Function hide or overload question, about scope, overload

we all know if there are

void print(double); //defined globally

and then
void fooBar(int ival)
{
    void print(int); //local funtion
    print(3.14); // will call the local function
}

this is very clear for me. But if we have several layers of local, then what?

for example:

void print(double); //global

void fooBar(int ival)
{
    void print(int); // local layer 1    
    void foo();
    
    print(3.14); //call local layer 1 print
}

    void foo(); //local layer 2
    {
        print(3.14);  //which one to call?
        print(3);   // which one to call?
    }

questions is which one to call the print(double) or print(int)? would the compiler stop searching for global area if it find one in a nearest local area?

Last edited on

Cubbi (4774)

would the compiler stop searching for global area if it find one in a nearest local area?

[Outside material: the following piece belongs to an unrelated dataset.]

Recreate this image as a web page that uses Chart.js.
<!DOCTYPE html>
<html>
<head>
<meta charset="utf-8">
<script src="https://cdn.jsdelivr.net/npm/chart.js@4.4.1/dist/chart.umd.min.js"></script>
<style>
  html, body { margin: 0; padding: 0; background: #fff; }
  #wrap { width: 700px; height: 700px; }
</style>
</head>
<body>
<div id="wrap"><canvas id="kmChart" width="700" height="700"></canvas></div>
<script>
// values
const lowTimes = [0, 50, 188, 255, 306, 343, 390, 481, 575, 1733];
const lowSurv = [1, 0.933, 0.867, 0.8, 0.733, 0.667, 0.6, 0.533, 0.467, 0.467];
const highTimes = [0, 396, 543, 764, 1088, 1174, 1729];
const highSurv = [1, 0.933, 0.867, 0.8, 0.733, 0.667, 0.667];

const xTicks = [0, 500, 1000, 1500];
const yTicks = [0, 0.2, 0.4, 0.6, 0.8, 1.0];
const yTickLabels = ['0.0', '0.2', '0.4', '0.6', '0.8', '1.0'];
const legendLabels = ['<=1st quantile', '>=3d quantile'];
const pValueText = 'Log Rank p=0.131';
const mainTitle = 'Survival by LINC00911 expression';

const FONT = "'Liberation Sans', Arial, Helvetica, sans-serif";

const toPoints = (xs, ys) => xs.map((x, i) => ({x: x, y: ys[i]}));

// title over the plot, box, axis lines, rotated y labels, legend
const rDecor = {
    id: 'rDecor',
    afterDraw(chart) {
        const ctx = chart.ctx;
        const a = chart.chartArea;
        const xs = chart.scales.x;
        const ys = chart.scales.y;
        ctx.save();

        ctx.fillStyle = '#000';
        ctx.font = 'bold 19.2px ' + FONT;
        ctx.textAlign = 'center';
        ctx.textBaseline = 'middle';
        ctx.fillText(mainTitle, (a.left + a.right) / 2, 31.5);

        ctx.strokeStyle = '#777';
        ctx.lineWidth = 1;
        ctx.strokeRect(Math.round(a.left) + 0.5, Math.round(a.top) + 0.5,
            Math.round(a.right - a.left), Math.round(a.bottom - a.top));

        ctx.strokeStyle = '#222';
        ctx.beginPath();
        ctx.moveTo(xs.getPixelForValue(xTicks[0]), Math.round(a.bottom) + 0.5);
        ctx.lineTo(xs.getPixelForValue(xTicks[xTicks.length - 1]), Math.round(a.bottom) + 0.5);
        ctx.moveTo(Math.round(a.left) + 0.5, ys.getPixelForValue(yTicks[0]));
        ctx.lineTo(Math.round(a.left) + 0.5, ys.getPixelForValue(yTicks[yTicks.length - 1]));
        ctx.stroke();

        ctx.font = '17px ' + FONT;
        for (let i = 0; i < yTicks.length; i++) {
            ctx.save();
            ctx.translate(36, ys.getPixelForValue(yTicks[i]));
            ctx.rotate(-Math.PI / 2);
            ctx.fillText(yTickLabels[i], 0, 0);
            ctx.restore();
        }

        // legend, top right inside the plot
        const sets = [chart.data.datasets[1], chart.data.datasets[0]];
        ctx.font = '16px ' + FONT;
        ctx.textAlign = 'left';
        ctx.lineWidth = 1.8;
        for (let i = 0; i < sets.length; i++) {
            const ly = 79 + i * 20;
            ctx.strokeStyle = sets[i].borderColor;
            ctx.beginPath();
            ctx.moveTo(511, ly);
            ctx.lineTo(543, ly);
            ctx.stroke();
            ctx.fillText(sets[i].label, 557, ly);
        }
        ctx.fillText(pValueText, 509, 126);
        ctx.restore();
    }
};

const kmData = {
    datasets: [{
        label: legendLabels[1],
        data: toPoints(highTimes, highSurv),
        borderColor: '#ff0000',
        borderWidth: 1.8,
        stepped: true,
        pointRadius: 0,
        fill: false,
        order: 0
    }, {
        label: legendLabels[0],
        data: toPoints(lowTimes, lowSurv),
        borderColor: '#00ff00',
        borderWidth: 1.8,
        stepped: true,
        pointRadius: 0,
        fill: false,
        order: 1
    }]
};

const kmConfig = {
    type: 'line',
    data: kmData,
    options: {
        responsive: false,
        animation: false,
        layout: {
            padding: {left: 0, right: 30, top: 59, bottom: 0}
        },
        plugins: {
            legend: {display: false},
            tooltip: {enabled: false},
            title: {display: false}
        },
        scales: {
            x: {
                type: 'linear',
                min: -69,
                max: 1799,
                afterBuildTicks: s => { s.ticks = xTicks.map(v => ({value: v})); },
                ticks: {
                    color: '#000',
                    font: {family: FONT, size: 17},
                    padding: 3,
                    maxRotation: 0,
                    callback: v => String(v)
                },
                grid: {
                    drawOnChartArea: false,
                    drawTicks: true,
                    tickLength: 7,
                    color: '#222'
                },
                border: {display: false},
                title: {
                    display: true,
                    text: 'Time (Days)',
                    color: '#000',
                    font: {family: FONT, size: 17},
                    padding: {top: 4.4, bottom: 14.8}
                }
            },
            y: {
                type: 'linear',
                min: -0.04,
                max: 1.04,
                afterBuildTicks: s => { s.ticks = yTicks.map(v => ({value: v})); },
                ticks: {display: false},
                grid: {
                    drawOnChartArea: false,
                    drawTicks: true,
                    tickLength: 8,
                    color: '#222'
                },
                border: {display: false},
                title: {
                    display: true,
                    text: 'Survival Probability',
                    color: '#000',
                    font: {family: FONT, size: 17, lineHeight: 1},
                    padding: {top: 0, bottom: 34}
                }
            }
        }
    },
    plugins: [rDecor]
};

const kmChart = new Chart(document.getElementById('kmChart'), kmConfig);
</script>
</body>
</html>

yes, unqualified name lookup stops as soon as it examines a scope with a matching name, and does not proceed to the enclosing scope.

Here are some details: http://en.cppreference.com/w/cpp/language/lookup

However, you are wrong in your premises about 'local functions' and 'local layers' - they do not exist in C++. What you have are block-scope declarations of functions that are defined at namespace scope.

Here's your second program made compilable:

#include <iostream>
void print(double);  // name 'print' declared at namespace scope
void fooBar(int ival)
{
    void print(int); //  name 'print' declared at block scope
    void foo(); // name 'foo' declared at block scope (and unused)

    print(3.14); // name 'print' from the block scope is found
                 // lookup does not proceed to namespace scope
                 // this compiles a call to void print(int)
}

void foo()
{
    print(3.14);  // name 'print' is not declared at this block scope
                  // so lookup proceeds to namespace scope
                  // this compiles a call to void print(double)
    print(3);     // same.
}

int main()
{
            fooBar(1);
            foo();
}
void print(double) { std::cout << "d\n"; }
void print(int ) { std::cout << "i\n"; }

demo: http://coliru.stacked-crooked.com/a/072f3c454e109156

Last edited on

northfly (229)

Thanks, Cubbi! That helps!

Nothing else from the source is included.